The United States – New Zealand Council (US–NZ Council) is an independent non-profit, non-partisan organisation dedicated to promoting a strong bilateral relationship between the United States and New Zealand. It is the premier private organisation in the United States engaged in encouraging the expansion of trade, investment and commercial ties between the two countries and in the Asia-Pacific region and is a well-recognised source of information and support for American companies seeking business opportunities there.

== History ==
The US-NZ Council was founded by Anne Martindell, a former United States Ambassador to New Zealand in 1986. The Council was designed to promote a better understanding of New Zealand in the United States, and to foster communication, friendship and co-operation between the two countries.

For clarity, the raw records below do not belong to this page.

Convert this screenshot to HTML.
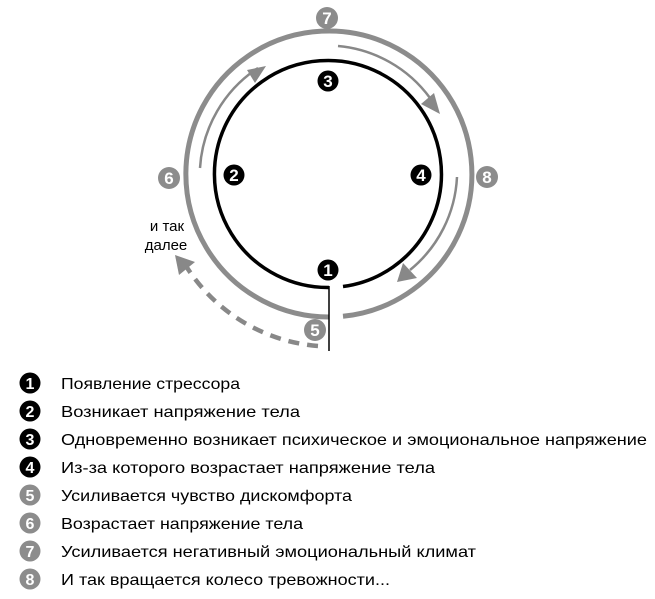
<!DOCTYPE html>
<html><head><meta charset="utf-8"><style>
html,body{margin:0;padding:0;background:#fff;}
svg{display:block;}
text{font-family:"Liberation Sans","DejaVu Sans",sans-serif;}
</style></head><body>
<svg width="655" height="599" viewBox="0 0 655 599" xmlns="http://www.w3.org/2000/svg">
<path d="M343,316.3 A143,143 0 1 0 329,317" fill="none" stroke="#8c8c8c" stroke-width="5"/>
<path d="M343,286.5 A113.5,113.5 0 1 0 329,287.5" fill="none" stroke="#000" stroke-width="3.5"/>
<line x1="329" y1="286" x2="329" y2="351" stroke="#000" stroke-width="1.5"/>
<path d="M200,168 A129,129 0 0 1 258,68" fill="none" stroke="#888" stroke-width="2.5"/>
<path d="M255,83 L266,66 L247,70 Z" fill="#888"/>
<path d="M338,46 A128,128 0 0 1 430,98" fill="none" stroke="#888" stroke-width="2.5"/>
<path d="M421,104 L440,114 L434,93 Z" fill="#888"/>
<path d="M457,177 A128,128 0 0 1 410,270" fill="none" stroke="#888" stroke-width="2.5"/>
<path d="M403,263 L397,282 L417,278 Z" fill="#888"/>
<path d="M318,346 A172,172 0 0 1 186,266" fill="none" stroke="#888" stroke-width="4.5" stroke-dasharray="11,8"/>
<path d="M175,255 L179,275 L195,262 Z" fill="#888"/>
<text x="167" y="231" font-size="15" text-anchor="middle" fill="#000">и так</text>
<text x="166" y="250" font-size="15" text-anchor="middle" fill="#000">далее</text>
<g font-weight="bold" font-size="17" text-anchor="middle">
<circle cx="327" cy="18" r="11" fill="#8c8c8c"/><text x="327" y="24" fill="#fff">7</text>
<circle cx="169" cy="178" r="11" fill="#8c8c8c"/><text x="169" y="184" fill="#fff">6</text>
<circle cx="487" cy="177" r="11" fill="#8c8c8c"/><text x="487" y="183" fill="#fff">8</text>
<circle cx="315" cy="330" r="11" fill="#8c8c8c"/><text x="315" y="336" fill="#fff">5</text>
<circle cx="328" cy="81" r="10.5" fill="#000"/><text x="328" y="87" fill="#fff">3</text>
<circle cx="234" cy="175" r="10.5" fill="#000"/><text x="234" y="181" fill="#fff">2</text>
<circle cx="421" cy="175" r="10.5" fill="#000"/><text x="421" y="181" fill="#fff">4</text>
<circle cx="328" cy="270" r="10.5" fill="#000"/><text x="328" y="276" fill="#fff">1</text>
</g>
<g font-weight="bold" font-size="16" text-anchor="middle">
<circle cx="30" cy="383" r="10.5" fill="#000"/><text x="30" y="389" fill="#fff">1</text>
<circle cx="30" cy="411" r="10.5" fill="#000"/><text x="30" y="417" fill="#fff">2</text>
<circle cx="30" cy="439" r="10.5" fill="#000"/><text x="30" y="445" fill="#fff">3</text>
<circle cx="30" cy="467" r="10.5" fill="#000"/><text x="30" y="473" fill="#fff">4</text>
<circle cx="30" cy="495" r="10.5" fill="#8c8c8c"/><text x="30" y="501" fill="#fff">5</text>
<circle cx="30" cy="523" r="10.5" fill="#8c8c8c"/><text x="30" y="529" fill="#fff">6</text>
<circle cx="30" cy="551" r="10.5" fill="#8c8c8c"/><text x="30" y="557" fill="#fff">7</text>
<circle cx="30" cy="579" r="10.5" fill="#8c8c8c"/><text x="30" y="585" fill="#fff">8</text>
</g>
<g font-size="16" fill="#000">
<text x="61" y="389" textLength="179" lengthAdjust="spacingAndGlyphs">Появление стрессора</text>
<text x="61" y="417" textLength="239" lengthAdjust="spacingAndGlyphs">Возникает напряжение тела</text>
<text x="61" y="445" textLength="586" lengthAdjust="spacingAndGlyphs">Одновременно возникает психическое и эмоциональное напряжение</text>
<text x="61" y="473" textLength="374" lengthAdjust="spacingAndGlyphs">Из-за которого возрастает напряжение тела</text>
<text x="61" y="501" textLength="291" lengthAdjust="spacingAndGlyphs">Усиливается чувство дискомфорта</text>
<text x="61" y="529" textLength="242" lengthAdjust="spacingAndGlyphs">Возрастает напряжение тела</text>
<text x="61" y="557" textLength="415" lengthAdjust="spacingAndGlyphs">Усиливается негативный эмоциональный климат</text>
<text x="61" y="585" textLength="329" lengthAdjust="spacingAndGlyphs">И так вращается колесо тревожности...</text>
</g>
</svg>
</body></html>
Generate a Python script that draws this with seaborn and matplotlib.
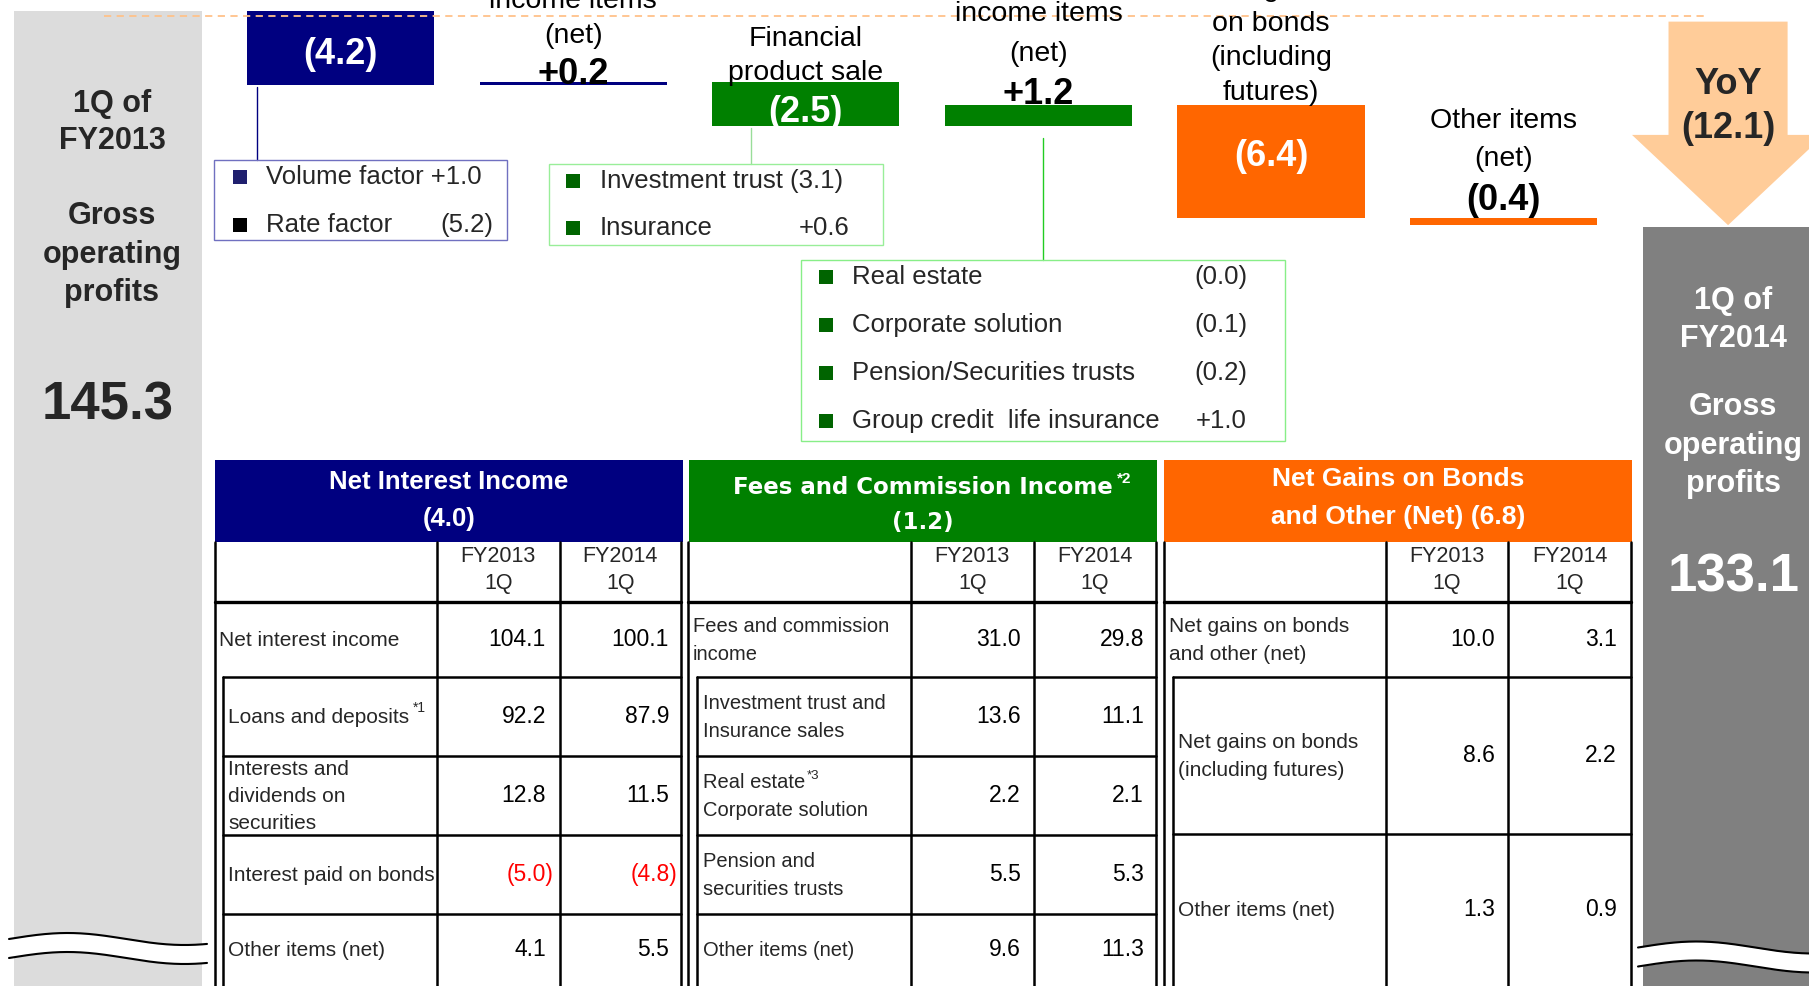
import numpy as np
import pandas as pd
import matplotlib
matplotlib.use("Agg")
import matplotlib.pyplot as plt
import seaborn as sns
from matplotlib.patches import Rectangle, Polygon

# ---------------- data ----------------
start_value = 145.3          # 1Q FY2013 gross operating profits
end_value = 133.1            # 1Q FY2014 gross operating profits
step_values = [-4.2, 0.2, -2.5, 1.2, -6.4, -0.4]
step_colors = ["#000080", "#000080", "#008000", "#008000", "#FF6600", "#FF6600"]
step_titles = [[],
               [("income items", 1), ("(net)", 36)],
               [("Financial", 39), ("product sale", 73)],
               [("income items", 14), ("(net)", 54)],
               [("Net gains", -11), ("on bonds", 24), ("(including", 58), ("futures)", 93)],
               [("Other items", 121), ("(net)", 159)]]
yoy_value = -12.1

start_panel = ["1Q of", "FY2013", "Gross", "operating", "profits"]
end_panel = ["1Q of", "FY2014", "Gross", "operating", "profits"]

factor_labels = ["Volume factor", "Rate factor"]
factor_values = [1.0, -5.2]
sales_labels = ["Investment trust", "Insurance"]
sales_values = [-3.1, 0.6]
fee_item_labels = ["Real estate", "Corporate solution", "Pension/Securities trusts",
                   "Group credit  life insurance"]
fee_item_values = [-0.0, -0.1, -0.2, 1.0]

col_headers = ["FY2013\n1Q", "FY2014\n1Q"]

nii_title = ["Net Interest Income", "(4.0)"]
nii_rows = ["Net interest income", "Loans and deposits", "Interests and\ndividends on\nsecurities",
            "Interest paid on bonds", "Other items (net)"]
nii_fy13 = [104.1, 92.2, 12.8, -5.0, 4.1]
nii_fy14 = [100.1, 87.9, 11.5, -4.8, 5.5]

fee_title = ["Fees and Commission Income", "(1.2)"]
fee_rows = ["Fees and commission\nincome", "Investment trust and\nInsurance sales",
            "Real estate\nCorporate solution", "Pension and\nsecurities trusts", "Other items (net)"]
fee_fy13 = [31.0, 13.6, 2.2, 5.5, 9.6]
fee_fy14 = [29.8, 11.1, 2.1, 5.3, 11.3]

bond_title = ["Net Gains on Bonds", "and Other (Net) (6.8)"]
bond_rows = ["Net gains on bonds\nand other (net)", "Net gains on bonds\n(including futures)",
             "Other items (net)"]
bond_fy13 = [10.0, 8.6, 1.3]
bond_fy14 = [3.1, 2.2, 0.9]

# ---------------- style ----------------
sns.set_theme(style="white")
plt.rcParams["font.family"] = ["Liberation Sans", "DejaVu Sans"]

W, H = 1809, 986
fig = plt.figure(figsize=(W / 100, H / 100), dpi=100)
fig.patch.set_facecolor("white")

axw = fig.add_axes([0, 0, 1, 1])   # value axes for the waterfall
ax = fig.add_axes([0, 0, 1, 1])    # pixel axes for annotations / tables
ax.set_zorder(2)
ax.patch.set_alpha(0)

PX_PER_UNIT = 17.7
TOP_PX = 11
SPACING = 232.6
X0 = 108
BAR_W = 0.804


def fmt(v, plus=False):
    if v < 0 or (v == 0 and np.signbit(v)):
        return f"({abs(v):.1f})"
    return f"+{v:.1f}" if plus else f"{v:.1f}"


def sbar(pos, height, bottom, color):
    sns.barplot(x=[pos], y=[height], bottom=bottom, color=color, native_scale=True,
                width=BAR_W, saturation=1, errorbar=None, linewidth=0,
                edgecolor="none", orient="x", ax=axw)


# totals
sbar(0, start_value, 0, "#DCDCDC")
sbar(len(step_values) + 1, end_value, 0, "#808080")
# steps
level = start_value
for i, (v, c) in enumerate(zip(step_values, step_colors)):
    new = level + v
    sbar(i + 1, abs(v), min(level, new), c)
    level = new

# dashed reference line at start level
axw.plot([-0.017, 6.866], [start_value - 0.3, start_value - 0.3], color="#FFC28A",
         lw=1.3, ls=(0, (4, 3)), zorder=1)

# YoY arrow
ac = len(step_values) + 1 - 0.035
shaft, head = 0.256, 0.413
top = start_value - 0.6
head_start = end_value + 5.2
arrow = Polygon([[ac - shaft, top], [ac + shaft, top], [ac + shaft, head_start],
                 [ac + head, head_start], [ac, end_value + 0.1], [ac - head, head_start],
                 [ac - shaft, head_start]], closed=True, facecolor="#FFCC99",
                edgecolor="none", zorder=3)
axw.add_patch(arrow)

axw.set_xlim(-X0 / SPACING, (W - X0) / SPACING)
axw.set_ylim(start_value - (H - TOP_PX) / PX_PER_UNIT, start_value + TOP_PX / PX_PER_UNIT)
axw.axis("off")

ax.set_xlim(0, W)
ax.set_ylim(H, 0)
ax.axis("off")

# ---------------- waterfall labels ----------------
centers = [X0 + SPACING * (i + 1) for i in range(len(step_values))]
value_y = [54, 75, 113, 94, 157, 201]
inside = [True, False, True, False, True, False]
for i, v in enumerate(step_values):
    cx = centers[i]
    for txt, y in step_titles[i]:
        ax.text(cx, y, txt, ha="center", va="center", fontsize=20.5, color="black")
    ax.text(cx, value_y[i], fmt(v, plus=True), ha="center", va="center", fontsize=26,
            fontweight="bold", color="white" if inside[i] else "black", zorder=5)

ax.text(1728, 84, "YoY", ha="center", va="center", fontsize=26, fontweight="bold")
ax.text(1728, 129, fmt(yoy_value), ha="center", va="center", fontsize=26, fontweight="bold")

# total panels
for txt, y in zip(start_panel, [104, 141, 216, 255, 293]):
    ax.text(112, y, txt, ha="center", va="center", fontsize=22, fontweight="bold")
ax.text(108, 406, f"{start_value:.1f}", ha="center", va="center", fontsize=38, fontweight="bold")
for txt, y in zip(end_panel, [301, 339, 407, 446, 484]):
    ax.text(1733, y, txt, ha="center", va="center", fontsize=22, fontweight="bold", color="white")
ax.text(1734, 578, f"{end_value:.1f}", ha="center", va="center", fontsize=38,
        fontweight="bold", color="white")


# break waves
def wave(x0, x1, y0):
    xs = np.linspace(x0, x1, 200)
    up = y0 - 6 * np.sin(2 * np.pi * (xs - x0) / 234)
    lo = up + 19
    ax.fill_between(xs, up, lo, color="white", zorder=4, lw=0)
    ax.plot(xs, up, color="black", lw=1.5, zorder=4)
    ax.plot(xs, lo, color="black", lw=1.5, zorder=4)


wave(9, 207, 939)
wave(1638, 1815, 947.5)


# ---------------- breakdown boxes ----------------
def box(x0, y0, x1, y1, ec):
    ax.add_patch(Rectangle((x0, y0), x1 - x0, y1 - y0, fill=False, ec=ec, lw=1.0, zorder=3))


def items(labels, values, ys, mx, tx, vx, mcolors):
    for k, (lab, v, y, mc) in enumerate(zip(labels, values, ys, mcolors)):
        ax.scatter([mx], [y], marker="s", s=105, color=mc, zorder=4, linewidths=0)
        if k == 0 and vx is not None:
            ax.text(tx, y, f"{lab} {fmt(v, plus=True)}", ha="left", va="center", fontsize=18.5)
        else:
            ax.text(tx, y, lab, ha="left", va="center", fontsize=18.5)
            ax.text(vx if vx is not None else 1247, y, fmt(v, plus=True), ha="right",
                    va="center", fontsize=18.5)


# leader lines
ax.plot([257, 257], [87, 160], color="#000080", lw=1.0)
ax.plot([751, 751], [128, 164], color="#99DD99", lw=1.0)
ax.plot([1043, 1043], [138, 260], color="#22CC22", lw=1.0)

box(214, 160, 507, 240, "#7070C0")
items(factor_labels, factor_values, [177, 225], 240, 266, 493, ["#1F1F6E", "black"])

box(549, 164, 883, 245, "#99EE99")
items(sales_labels, sales_values, [181, 228], 573, 600, 850, ["#006400"] * 2)

box(801, 260, 1285, 441, "#88EE88")
items(fee_item_labels, fee_item_values, [277, 325, 373, 421], 826, 852, None, ["#006400"] * 4)

# ---------------- tables ----------------
BAND_TOP, BAND_BOT, HDR_LINE = 460, 542, 602


def table(xb0, xb1, xl, c1, c2, xr, xin, title, title_y, title_kw, rows, row_lines,
          v13, v14, label_x, sub_x, val13_x, val14_x, label_fs, line_gap):
    ax.add_patch(Rectangle((xb0, BAND_TOP), xb1 - xb0, BAND_BOT - BAND_TOP,
                           facecolor=title_kw.pop("band"), edgecolor="none", zorder=2))
    tt = []
    for t, y in zip(title, title_y):
        tt.append(ax.text((xb0 + xb1) / 2, y, t, ha="center", va="center", color="white",
                          zorder=3, **title_kw))
    lw = 1.8
    for x in [xl, c1, c2, xr]:
        ax.plot([x, x], [BAND_BOT, H], color="black", lw=lw)
    ax.plot([xl, xr], [HDR_LINE, HDR_LINE], color="black", lw=2.4)
    ax.plot([xin, xin], [row_lines[1], H], color="black", lw=lw)
    for y in row_lines[1:-1]:
        ax.plot([xin, xr], [y, y], color="black", lw=lw)
    for j, hdr in enumerate(col_headers):
        cx = (c1 + c2) / 2 if j == 0 else (c2 + xr) / 2
        for k, line in enumerate(hdr.split("\n")):
            ax.text(cx, 556 + 28 * k, line, ha="center", va="center", fontsize=15.5)
    labels = []
    for r, lab in enumerate(rows):
        yc = (row_lines[r] + row_lines[r + 1]) / 2
        lx = label_x if r == 0 else sub_x
        lines = lab.split("\n")
        gap = line_gap if len(lines) < 3 else line_gap - 1.5
        row_texts = []
        for k, line in enumerate(lines):
            yl = yc + 1 + (k - (len(lines) - 1) / 2) * gap
            row_texts.append(ax.text(lx, yl, line, ha="left", va="center", fontsize=label_fs))
        labels.append(row_texts)
        for v, xv in [(v13[r], val13_x), (v14[r], val14_x)]:
            ax.text(xv + (8 if v < 0 else 0), yc, fmt(v), ha="right", va="center",
                    fontsize=16.5, color="#FF0000" if v < 0 else "black")
    return tt, labels


tt1, lab1 = table(214.6, 683, 214.6, 437, 559.5, 681, 223, nii_title, [482, 519],
                  dict(fontsize=18.5, fontweight="bold", band="#000080"), nii_rows,
                  [602, 677, 756, 835, 914, H], nii_fy13, nii_fy14, 219, 228, 546, 669, 15,
                  28.5)
ax.annotate("*1", xy=(1.0, 0.62), xycoords=lab1[1][0], xytext=(3, 0),
            textcoords="offset points", ha="left", va="bottom", fontsize=10)

tt2, lab2 = table(689, 1157, 688, 911, 1033.5, 1156, 697, fee_title, [487, 522],
                  dict(fontsize=16.5, fontweight="bold", band="#008000",
                       family=["DejaVu Sans"]), fee_rows,
                  [602, 677, 756, 835, 914, H], fee_fy13, fee_fy14, 693, 703, 1021, 1144, 14.5,
                  27.8)
ax.annotate("*2", xy=(1.0, 0.55), xycoords=tt2[0], xytext=(3, 0), textcoords="offset points",
            ha="left", va="bottom", fontsize=11, color="white", fontweight="bold")
ax.annotate("*3", xy=(1.0, 0.55), xycoords=lab2[2][0], xytext=(1, 0),
            textcoords="offset points", ha="left", va="bottom", fontsize=9.5)

tt3, lab3 = table(1164, 1632, 1164, 1386, 1508, 1631, 1173, bond_title, [479, 517],
                  dict(fontsize=19, fontweight="bold", band="#FF6600"), bond_rows,
                  [602, 677, 834, H], bond_fy13, bond_fy14, 1169, 1178, 1495, 1617, 15, 29)

fig.savefig("out.png", dpi=100, facecolor="white")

This came at a time when the US–NZ relationship was most strained following the New Zealand government's decision to bar all nuclear powered and/or armed vessels from its waters. Since this time the Council has continued to work on improving relations between the United States and New Zealand, and has achieved much success. The relationship is currently the best it has been for several decades.

The United States – New Zealand Council is a private, not government, organisation and is located in the historic DACOR Bacon House.

== Partnership Forum ==
The Partnership Forum is an event organised by the US-NZ Council. It brings government officials and business leaders together to discuss the relationship in an informal environment. These Partnership Forums are highly praised, and offer a vital opportunity to focus on the bilateral relationship between the United States and New Zealand.

The 2009 forum, held in Washington, D.C., was co-chaired for the United States by former Congressman Cal Dooley and Ambassador Susan Schwab and for New Zealand by Jim Bolger and Mike Moore. The breadth, rank, and prominence of the delegations, unprecedented in the history of US-NZ relations, included top current and past administration officials, Members of Congress, NZ Ministers, MPs, former Prime Ministers, and chairs and chief executives of New Zealand's major companies.

==Other events==
The US-NZ Council also hosts smaller events designed to provide networking opportunities for their members. Most recently they co-hosted with the New Zealand Embassy a dinner in honour of Prime Minister John Key, while he was in Washington DC for the Nuclear Security Summit.

The US-NZ Council was addressed by Prime Minister John Key in Washington in April 2010.